Heimwee in het eerste jaar

Veel eerstejaars worstelen met gevoelens van heimwee. Psychologiestudent Dorien Bakker geeft enkele tips hoe je daar mee om kunt gaan.

Een ziekelijk verlangen naar huis. dat is de definitie van heimwee. Je kunt die gevoelens veel, soms of helemaal niet hebben. De eerste weken op kamers in Utrecht had ik er vrijwel geen last van, maar langzaam neemt mijn heimwee steeds meer toe.

Het is te bizar voor woorden. Afgelopen augustus kon ik niet wachten op mijn eigen plekje hier en nu kan ik elke woensdagavond eigenlijk al heel erg verlangen naar mijn thuisthuis in Dronten. Voor iedereen die Dronten kent, zal dit onbegrijpelijk zijn. Het is dan ook niet dat ik Dronten mis, maar gewoon het 'thuis' zijn.

Het is niet dat ik het vervelend vind om mijn eigen was te draaien, boodschappen te doen of te koken. Thuisthuis deed ik dit eigenlijk ook altijd. Het is heel lastig uit te leggen en tegelijkertijd heel simpel. Ik mis gewoon de gezelligheid van thuis, dat bijvoorbeeld de houtkachel elke avond aan staat. Tsja, mijn verwarming is er echt niets bij. Daarbij heb ik thuis een schat van een broer die onwijs goed gitaar speelt. Het zijn gewoon die kleine dingetjes die thuis thuis maken, en die kleine dingen zitten niet bij de huurprijs van je kamer in.

Maar ik zou Do niet zijn als ik hier geen oplossing voor zou bedenken. Na wat googlen kwam ik er achter dat ik (gelukkig) niet de enige student ben die moet wennen aan de nieuwe plek. Daarom leek het mij goed om mijn ervaring, maar ook de tips om je heimweegevoel minder te maken met jullie te delen.

Als psychologe in de dop kan ik het niet laten om met deze tip te starten: praat er met iemand over! Dat klinkt zweverig, maar het kan helpen om je gevoel een plekje te geven. Zoek een leuke medestudent op, iemand van je sport of studentenvereniging, huil als het nodig is uit bij je vriendje of vriendinnetje, bij een van je ouder of je broer.

Daarnaast merk ik dat je thuisthuis niet mooier moet maken dan het is: natuurlijk is het heerlijk als je broertje gitaar speelt, de kachel brandt en het gezellig is thuis, maar er zijn ook momenten dat het niet allemaal van een leien dakje gaat: je zus die de badkamer een uur bezet houdt, de schoonmaakster die om 9 uur ’s ochtends start met stofzuigen.

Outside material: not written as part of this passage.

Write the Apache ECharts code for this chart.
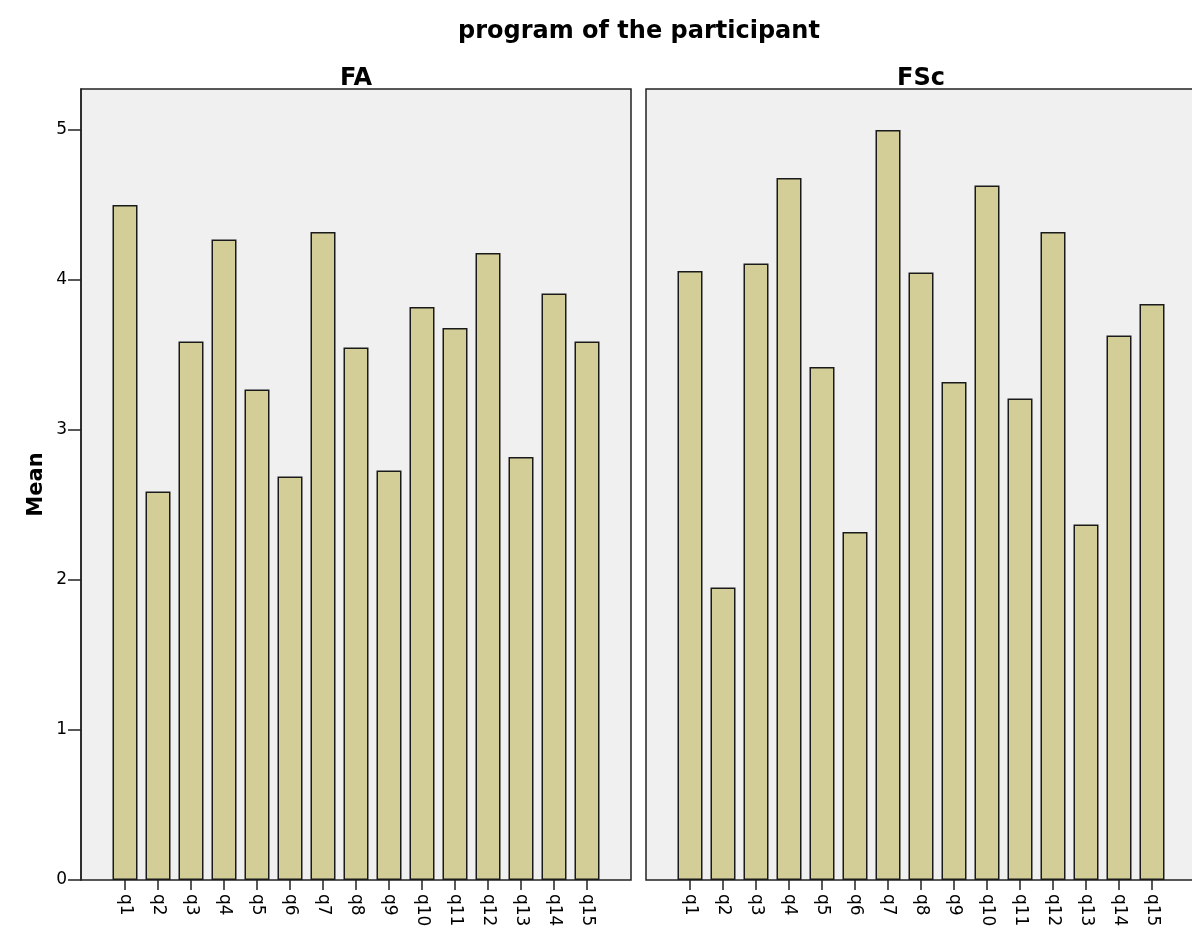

Niet alles is perfect, blijf reëel! Probeer je thuisthuis te zien als een fijne plek om te komen, maar geniet ook van de vrijheid die je op je kamer hebt. Probeer langzaam maar zeker in Utrecht je leven op te bouwen, zodat je het hier lekker druk hebt. Het is dan leuk om weer naar thuisthuis te gaan, maar het wordt dan vanzelf weer een gewoonte (en stiekem ook heel lekker) om na een weekend weer terug te gaan naar je leventje hier.

Bedenk daarnaast welke dingen je thuisthuis heel fijn vindt en probeer mogelijkheden te zoeken om deze fijne kleine dingetjes op je kamertje ook te realiseren. Ik zit er op het moment over te denken om van die kersenpittensloffen te kopen, om het ‘warme-kachel-gevoel’ te realiseren (quasi wanhopig, ik weet het). Het creëren van je eigen plekje lukt niet in één week of één maand, dit heeft tijd nodig. Met heimwee is dit hetzelfde: geef het wat tijd en vanzelf waait het over, zeggen ze. We gaan het beleven de komende tijd.